> [Collected material]

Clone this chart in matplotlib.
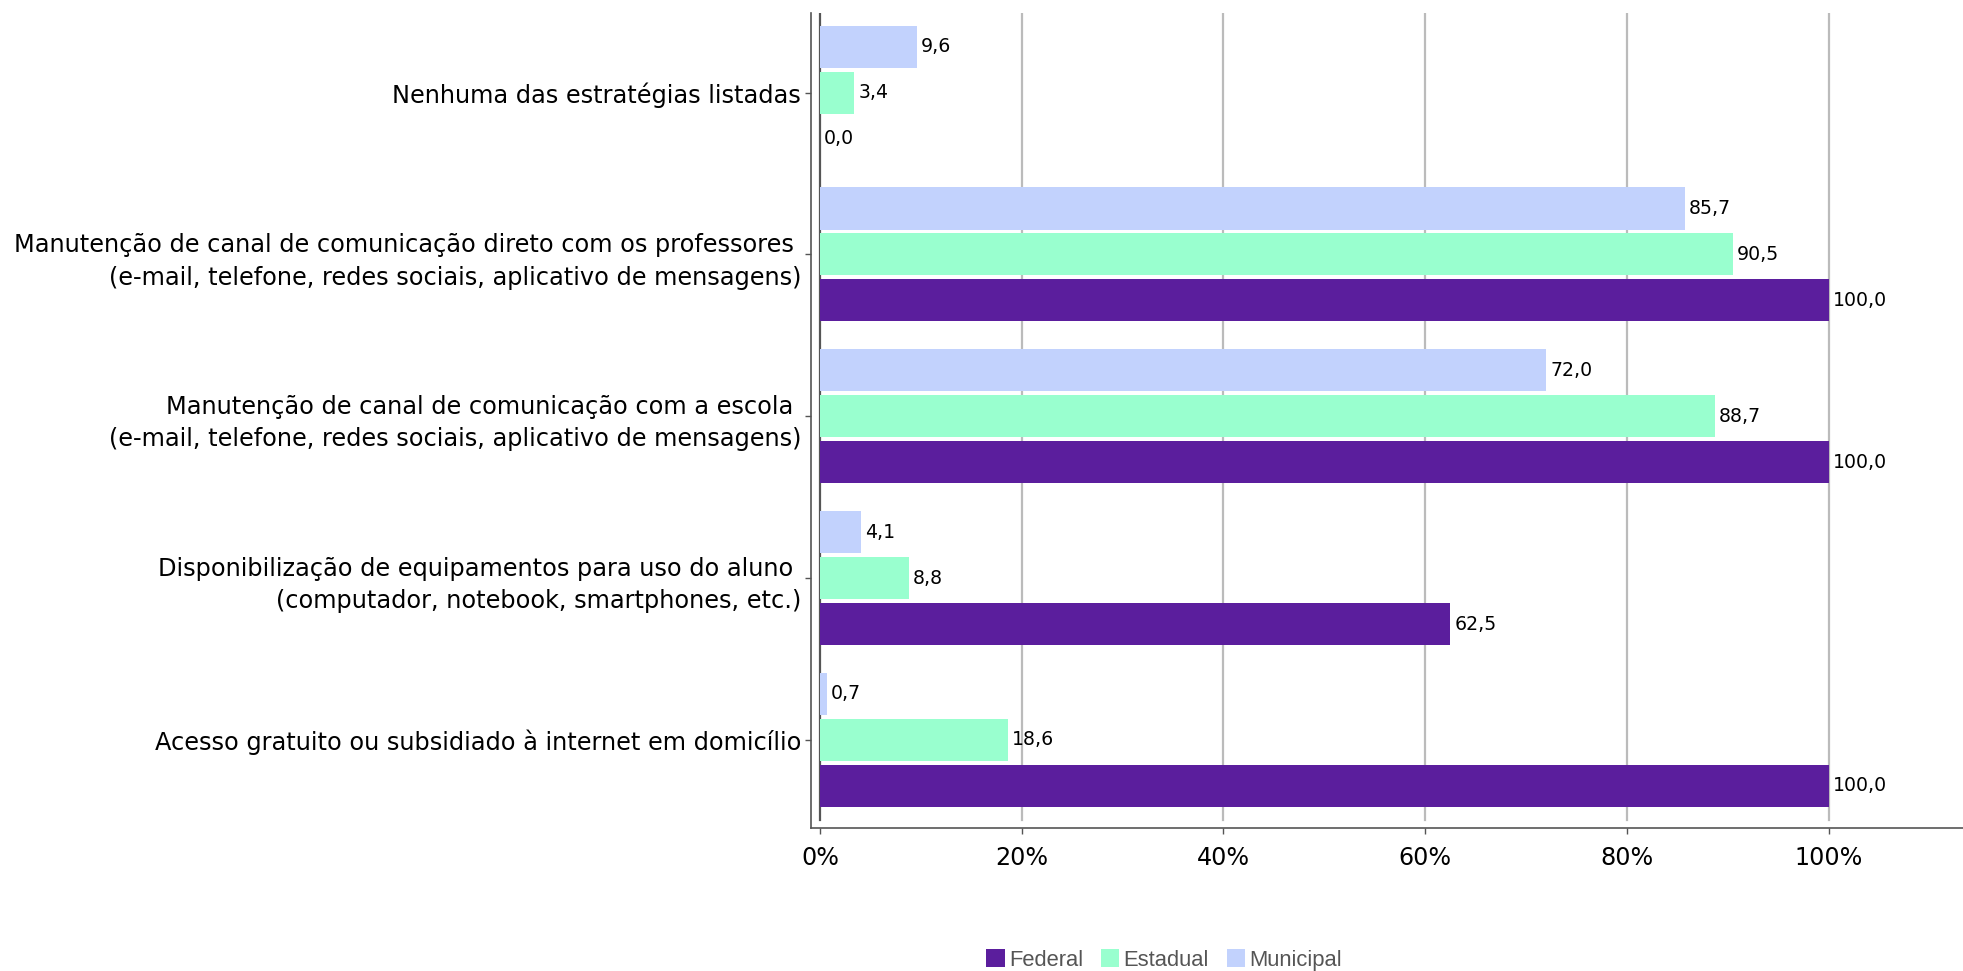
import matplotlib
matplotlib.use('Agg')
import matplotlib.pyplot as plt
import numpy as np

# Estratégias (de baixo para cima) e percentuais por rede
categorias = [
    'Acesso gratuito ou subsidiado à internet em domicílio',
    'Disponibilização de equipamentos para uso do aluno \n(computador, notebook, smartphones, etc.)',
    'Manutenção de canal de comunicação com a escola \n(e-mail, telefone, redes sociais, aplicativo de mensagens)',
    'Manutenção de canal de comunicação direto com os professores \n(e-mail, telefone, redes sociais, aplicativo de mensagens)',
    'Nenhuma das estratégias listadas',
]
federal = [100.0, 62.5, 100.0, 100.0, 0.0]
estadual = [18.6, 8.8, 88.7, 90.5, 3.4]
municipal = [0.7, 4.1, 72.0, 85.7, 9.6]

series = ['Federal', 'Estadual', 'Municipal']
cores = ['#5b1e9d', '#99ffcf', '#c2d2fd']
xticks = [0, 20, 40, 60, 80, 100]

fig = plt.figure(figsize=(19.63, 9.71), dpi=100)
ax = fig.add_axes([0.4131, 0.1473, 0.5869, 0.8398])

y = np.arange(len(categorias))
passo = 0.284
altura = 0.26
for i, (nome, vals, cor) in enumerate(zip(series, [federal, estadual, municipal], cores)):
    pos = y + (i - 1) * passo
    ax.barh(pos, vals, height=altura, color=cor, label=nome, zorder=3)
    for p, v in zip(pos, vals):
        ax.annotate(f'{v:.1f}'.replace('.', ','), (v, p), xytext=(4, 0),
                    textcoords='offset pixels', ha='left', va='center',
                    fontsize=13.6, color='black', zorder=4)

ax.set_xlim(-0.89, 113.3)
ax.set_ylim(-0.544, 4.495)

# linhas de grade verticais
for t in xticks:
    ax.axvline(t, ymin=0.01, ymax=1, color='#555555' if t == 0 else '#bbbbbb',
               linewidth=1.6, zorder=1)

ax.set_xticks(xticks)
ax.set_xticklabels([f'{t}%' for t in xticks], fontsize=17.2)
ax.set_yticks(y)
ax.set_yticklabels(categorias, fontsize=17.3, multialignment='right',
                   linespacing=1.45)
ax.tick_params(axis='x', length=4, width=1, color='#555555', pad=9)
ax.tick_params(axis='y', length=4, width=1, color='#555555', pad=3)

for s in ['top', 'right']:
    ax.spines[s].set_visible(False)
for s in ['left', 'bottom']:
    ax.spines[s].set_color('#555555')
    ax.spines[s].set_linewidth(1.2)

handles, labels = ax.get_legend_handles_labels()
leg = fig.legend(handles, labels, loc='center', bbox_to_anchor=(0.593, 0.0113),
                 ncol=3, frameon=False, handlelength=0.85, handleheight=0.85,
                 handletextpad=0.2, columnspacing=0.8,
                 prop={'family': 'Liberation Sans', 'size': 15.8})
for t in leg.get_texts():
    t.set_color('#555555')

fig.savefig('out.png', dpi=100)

> [Goal]
Write out the listing above exactly as it stands, pictures excluded.

> [Result of the exercise]
Clone this chart in matplotlib.
import matplotlib
matplotlib.use('Agg')
import matplotlib.pyplot as plt
import numpy as np

# Estratégias (de baixo para cima) e percentuais por rede
categorias = [
    'Acesso gratuito ou subsidiado à internet em domicílio',
    'Disponibilização de equipamentos para uso do aluno \n(computador, notebook, smartphones, etc.)',
    'Manutenção de canal de comunicação com a escola \n(e-mail, telefone, redes sociais, aplicativo de mensagens)',
    'Manutenção de canal de comunicação direto com os professores \n(e-mail, telefone, redes sociais, aplicativo de mensagens)',
    'Nenhuma das estratégias listadas',
]
federal = [100.0, 62.5, 100.0, 100.0, 0.0]
estadual = [18.6, 8.8, 88.7, 90.5, 3.4]
municipal = [0.7, 4.1, 72.0, 85.7, 9.6]

series = ['Federal', 'Estadual', 'Municipal']
cores = ['#5b1e9d', '#99ffcf', '#c2d2fd']
xticks = [0, 20, 40, 60, 80, 100]

fig = plt.figure(figsize=(19.63, 9.71), dpi=100)
ax = fig.add_axes([0.4131, 0.1473, 0.5869, 0.8398])

y = np.arange(len(categorias))
passo = 0.284
altura = 0.26
for i, (nome, vals, cor) in enumerate(zip(series, [federal, estadual, municipal], cores)):
    pos = y + (i - 1) * passo
    ax.barh(pos, vals, height=altura, color=cor, label=nome, zorder=3)
    for p, v in zip(pos, vals):
        ax.annotate(f'{v:.1f}'.replace('.', ','), (v, p), xytext=(4, 0),
                    textcoords='offset pixels', ha='left', va='center',
                    fontsize=13.6, color='black', zorder=4)

ax.set_xlim(-0.89, 113.3)
ax.set_ylim(-0.544, 4.495)

# linhas de grade verticais
for t in xticks:
    ax.axvline(t, ymin=0.01, ymax=1, color='#555555' if t == 0 else '#bbbbbb',
               linewidth=1.6, zorder=1)

ax.set_xticks(xticks)
ax.set_xticklabels([f'{t}%' for t in xticks], fontsize=17.2)
ax.set_yticks(y)
ax.set_yticklabels(categorias, fontsize=17.3, multialignment='right',
                   linespacing=1.45)
ax.tick_params(axis='x', length=4, width=1, color='#555555', pad=9)
ax.tick_params(axis='y', length=4, width=1, color='#555555', pad=3)

for s in ['top', 'right']:
    ax.spines[s].set_visible(False)
for s in ['left', 'bottom']:
    ax.spines[s].set_color('#555555')
    ax.spines[s].set_linewidth(1.2)

handles, labels = ax.get_legend_handles_labels()
leg = fig.legend(handles, labels, loc='center', bbox_to_anchor=(0.593, 0.0113),
                 ncol=3, frameon=False, handlelength=0.85, handleheight=0.85,
                 handletextpad=0.2, columnspacing=0.8,
                 prop={'family': 'Liberation Sans', 'size': 15.8})
for t in leg.get_texts():
    t.set_color('#555555')

fig.savefig('out.png', dpi=100)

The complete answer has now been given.